** Dataset content **
————————

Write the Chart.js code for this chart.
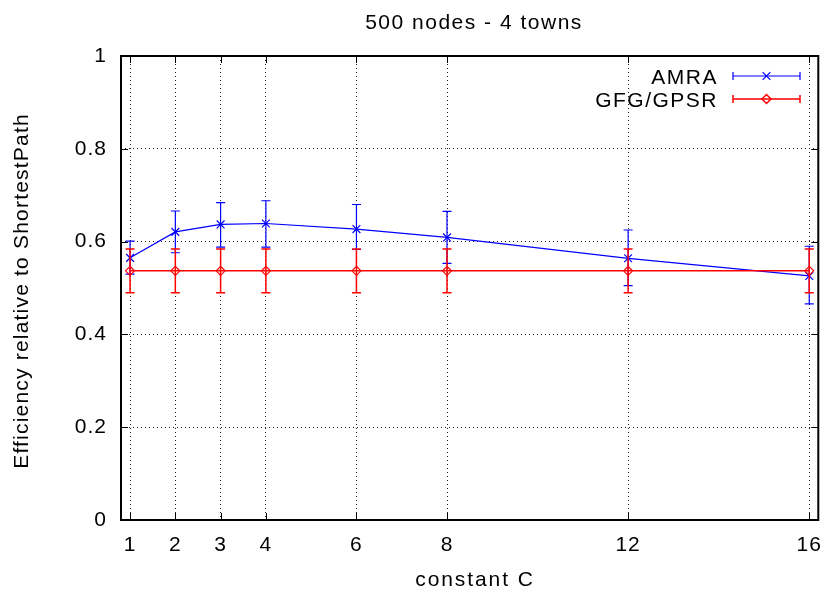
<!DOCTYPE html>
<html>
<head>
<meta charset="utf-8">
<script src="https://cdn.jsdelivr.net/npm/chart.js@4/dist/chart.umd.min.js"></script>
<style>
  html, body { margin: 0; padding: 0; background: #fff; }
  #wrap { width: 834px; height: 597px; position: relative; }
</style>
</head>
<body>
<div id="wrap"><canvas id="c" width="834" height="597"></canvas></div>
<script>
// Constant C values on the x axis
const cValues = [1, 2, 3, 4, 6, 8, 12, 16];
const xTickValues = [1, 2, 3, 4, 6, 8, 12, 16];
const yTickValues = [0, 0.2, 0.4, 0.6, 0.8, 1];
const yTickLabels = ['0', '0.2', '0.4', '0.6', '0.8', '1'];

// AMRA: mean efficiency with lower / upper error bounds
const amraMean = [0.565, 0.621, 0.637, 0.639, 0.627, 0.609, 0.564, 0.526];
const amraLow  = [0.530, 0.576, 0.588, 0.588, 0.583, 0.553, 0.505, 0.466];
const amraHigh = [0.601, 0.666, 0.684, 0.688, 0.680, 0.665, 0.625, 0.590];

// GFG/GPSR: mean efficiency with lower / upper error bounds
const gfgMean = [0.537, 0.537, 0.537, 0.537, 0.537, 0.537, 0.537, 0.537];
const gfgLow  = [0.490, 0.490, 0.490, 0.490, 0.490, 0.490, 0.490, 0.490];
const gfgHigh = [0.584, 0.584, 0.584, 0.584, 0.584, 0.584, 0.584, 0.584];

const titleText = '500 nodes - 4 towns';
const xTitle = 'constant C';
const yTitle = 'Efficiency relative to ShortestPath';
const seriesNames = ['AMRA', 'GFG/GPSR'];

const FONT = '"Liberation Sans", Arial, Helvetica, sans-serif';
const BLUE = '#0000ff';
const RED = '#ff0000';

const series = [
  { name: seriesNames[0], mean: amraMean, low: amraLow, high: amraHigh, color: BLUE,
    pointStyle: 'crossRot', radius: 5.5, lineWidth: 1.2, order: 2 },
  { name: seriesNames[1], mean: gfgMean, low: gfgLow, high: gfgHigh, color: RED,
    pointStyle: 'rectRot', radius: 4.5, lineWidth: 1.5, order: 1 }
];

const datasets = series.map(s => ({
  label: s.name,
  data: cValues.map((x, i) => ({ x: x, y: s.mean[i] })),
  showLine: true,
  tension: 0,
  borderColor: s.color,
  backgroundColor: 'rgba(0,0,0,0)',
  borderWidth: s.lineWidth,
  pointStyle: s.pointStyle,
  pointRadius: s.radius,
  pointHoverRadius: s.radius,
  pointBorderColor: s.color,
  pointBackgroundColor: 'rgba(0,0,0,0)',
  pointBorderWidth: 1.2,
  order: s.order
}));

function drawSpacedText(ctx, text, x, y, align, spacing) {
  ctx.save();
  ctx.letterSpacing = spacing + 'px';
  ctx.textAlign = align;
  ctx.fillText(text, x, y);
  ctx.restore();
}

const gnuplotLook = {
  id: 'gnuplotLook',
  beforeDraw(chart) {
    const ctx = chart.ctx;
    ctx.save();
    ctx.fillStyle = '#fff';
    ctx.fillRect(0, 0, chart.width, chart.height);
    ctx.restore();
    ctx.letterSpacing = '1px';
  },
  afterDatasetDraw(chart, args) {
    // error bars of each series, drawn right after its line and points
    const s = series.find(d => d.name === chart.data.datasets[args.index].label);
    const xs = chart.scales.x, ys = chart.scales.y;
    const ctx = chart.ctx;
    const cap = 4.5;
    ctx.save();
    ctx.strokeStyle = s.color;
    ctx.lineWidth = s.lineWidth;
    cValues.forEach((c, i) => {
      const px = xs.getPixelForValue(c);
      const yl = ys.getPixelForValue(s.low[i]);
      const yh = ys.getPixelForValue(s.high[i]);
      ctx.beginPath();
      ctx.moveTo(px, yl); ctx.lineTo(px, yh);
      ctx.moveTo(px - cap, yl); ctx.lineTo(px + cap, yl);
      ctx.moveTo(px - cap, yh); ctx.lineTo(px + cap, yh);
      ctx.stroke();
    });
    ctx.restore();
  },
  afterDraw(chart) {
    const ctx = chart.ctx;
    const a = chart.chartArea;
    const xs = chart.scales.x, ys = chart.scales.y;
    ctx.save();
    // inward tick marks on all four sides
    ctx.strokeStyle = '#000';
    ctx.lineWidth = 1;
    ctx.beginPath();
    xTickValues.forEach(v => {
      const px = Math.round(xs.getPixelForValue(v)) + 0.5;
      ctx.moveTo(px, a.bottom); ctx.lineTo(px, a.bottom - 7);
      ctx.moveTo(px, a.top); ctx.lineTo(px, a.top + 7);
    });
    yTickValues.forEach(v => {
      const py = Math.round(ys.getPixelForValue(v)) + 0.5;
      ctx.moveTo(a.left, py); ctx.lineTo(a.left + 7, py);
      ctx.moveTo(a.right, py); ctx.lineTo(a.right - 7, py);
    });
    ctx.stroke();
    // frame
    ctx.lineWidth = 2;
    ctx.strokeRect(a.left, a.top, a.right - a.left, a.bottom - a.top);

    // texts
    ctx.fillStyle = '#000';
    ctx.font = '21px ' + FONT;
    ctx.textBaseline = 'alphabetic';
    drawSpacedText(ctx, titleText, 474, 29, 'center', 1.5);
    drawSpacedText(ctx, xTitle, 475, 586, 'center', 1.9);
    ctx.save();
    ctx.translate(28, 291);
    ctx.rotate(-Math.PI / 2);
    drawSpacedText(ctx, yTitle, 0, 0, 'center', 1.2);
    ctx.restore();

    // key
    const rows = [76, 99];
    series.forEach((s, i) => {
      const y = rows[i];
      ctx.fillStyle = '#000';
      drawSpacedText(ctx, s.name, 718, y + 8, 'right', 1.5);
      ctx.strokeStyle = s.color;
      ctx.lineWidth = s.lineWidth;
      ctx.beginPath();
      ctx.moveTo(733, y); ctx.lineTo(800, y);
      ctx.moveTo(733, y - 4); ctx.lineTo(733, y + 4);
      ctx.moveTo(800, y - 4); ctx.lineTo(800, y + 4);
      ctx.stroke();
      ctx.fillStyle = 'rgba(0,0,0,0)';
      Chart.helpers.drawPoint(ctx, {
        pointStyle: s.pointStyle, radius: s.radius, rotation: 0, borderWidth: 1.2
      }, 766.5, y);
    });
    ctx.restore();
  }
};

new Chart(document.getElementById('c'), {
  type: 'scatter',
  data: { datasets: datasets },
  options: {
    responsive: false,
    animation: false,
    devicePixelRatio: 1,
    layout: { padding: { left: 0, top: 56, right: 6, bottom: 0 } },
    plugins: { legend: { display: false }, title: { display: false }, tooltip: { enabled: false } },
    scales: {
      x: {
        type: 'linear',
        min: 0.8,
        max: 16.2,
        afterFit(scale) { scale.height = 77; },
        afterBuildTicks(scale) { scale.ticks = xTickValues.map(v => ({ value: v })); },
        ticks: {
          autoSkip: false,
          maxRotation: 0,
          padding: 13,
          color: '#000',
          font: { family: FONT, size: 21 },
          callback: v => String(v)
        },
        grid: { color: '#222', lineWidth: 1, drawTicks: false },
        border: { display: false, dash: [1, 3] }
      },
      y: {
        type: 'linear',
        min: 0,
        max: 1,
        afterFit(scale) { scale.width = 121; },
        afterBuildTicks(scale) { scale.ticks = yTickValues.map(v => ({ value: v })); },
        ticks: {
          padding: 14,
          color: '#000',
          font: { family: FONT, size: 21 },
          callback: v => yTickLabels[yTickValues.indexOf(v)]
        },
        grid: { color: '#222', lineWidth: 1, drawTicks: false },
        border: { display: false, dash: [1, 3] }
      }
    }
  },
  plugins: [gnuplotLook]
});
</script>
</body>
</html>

————————

** What is asked **
Starting with the first line of the data above and ending with the line containing "const yTickLabels = ['0', '0.2', '0.4', '0.6', '0.8', '1'];", please restate every line exactly, leaving images out.

** Solution for this task **
Write the Chart.js code for this chart.
<!DOCTYPE html>
<html>
<head>
<meta charset="utf-8">
<script src="https://cdn.jsdelivr.net/npm/chart.js@4/dist/chart.umd.min.js"></script>
<style>
  html, body { margin: 0; padding: 0; background: #fff; }
  #wrap { width: 834px; height: 597px; position: relative; }
</style>
</head>
<body>
<div id="wrap"><canvas id="c" width="834" height="597"></canvas></div>
<script>
// Constant C values on the x axis
const cValues = [1, 2, 3, 4, 6, 8, 12, 16];
const xTickValues = [1, 2, 3, 4, 6, 8, 12, 16];
const yTickValues = [0, 0.2, 0.4, 0.6, 0.8, 1];
const yTickLabels = ['0', '0.2', '0.4', '0.6', '0.8', '1'];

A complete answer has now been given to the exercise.